Lately, we’ve been highlighting a number of crazy streaks involving the steadiness of equities in the last several months, but have you seen a chart of the two-year yield lately?  While the yield had its share of ups and downs during the first three quarters of 2017, ever since then it has been on auto-pilot to the upside, rising from 1.4% up to over 2%.  Looking at this chart, there has been a consistent gap between the current yield and its 50-day moving average to the point where the yield has finished each of the last 98 trading days at least one standard deviation above that level.

Look at the chart above again, because it’s unlikely you will ever see anything like it in a long time, at least if the last 40+ years is any indication.  That’s because there has never been a time in the two-year Treasury’s history where it has been more than one-standard deviation above its 50-DMA for this long.  Conversely, there has never been a streak where the yield on the two-year was this far below its 50-DMA for this long either.
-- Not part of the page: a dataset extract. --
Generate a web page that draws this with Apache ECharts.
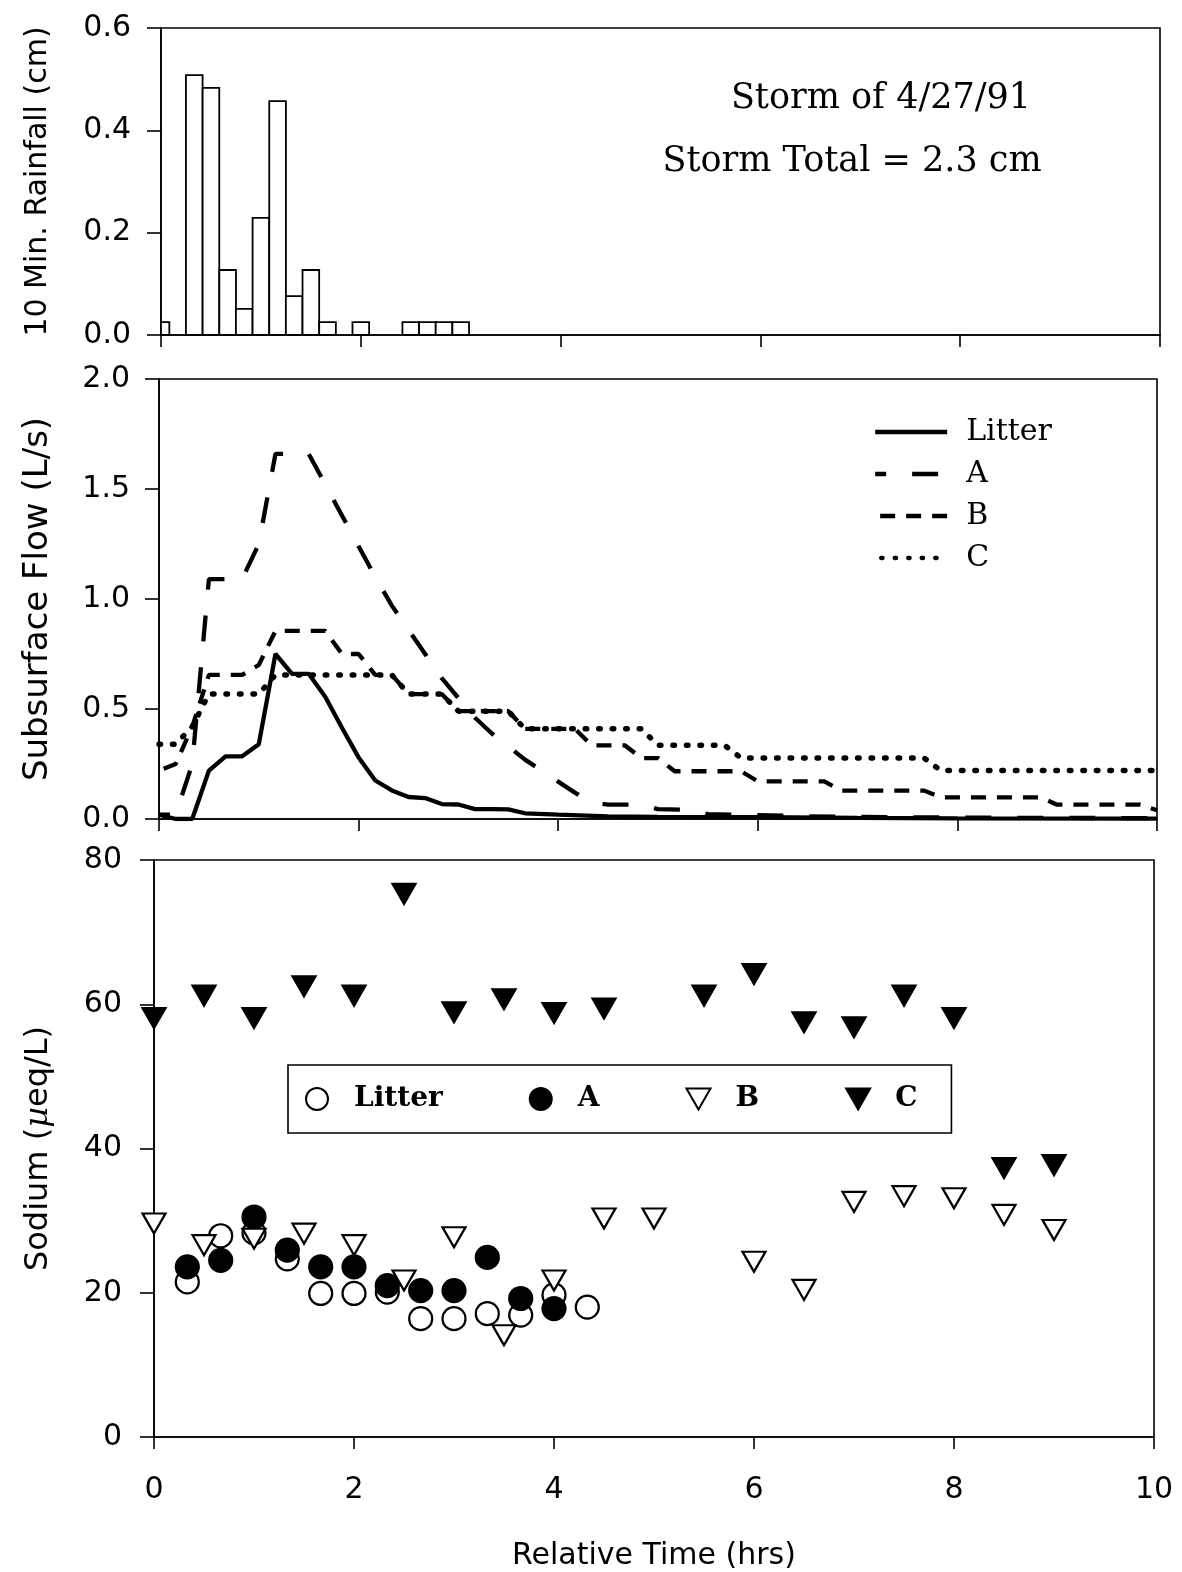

The chart below shows historical streaks (in trading days) where the two-year US Treasury yield was more than one standard deviation above its 50-DMA or more than one standard deviation below it.  In terms of closes above that level, the longest streak prior to the current one was back in 1994 when there were actually two back to back streaks of 70+ trading days.  If you don’t remember 1994, it was another period where short-term interest rates steadily rose from just under 4% to just under 8% following a long period of dormancy.  That increase in rates culminated with the bankruptcy of Orange County, California in December 1994.  On the downside, the longest streak where the yield on the two-year closed more than one standard deviation below its 50-DMA ended in January 1985 during a period where the yield declined from close to 12% to just under 10%.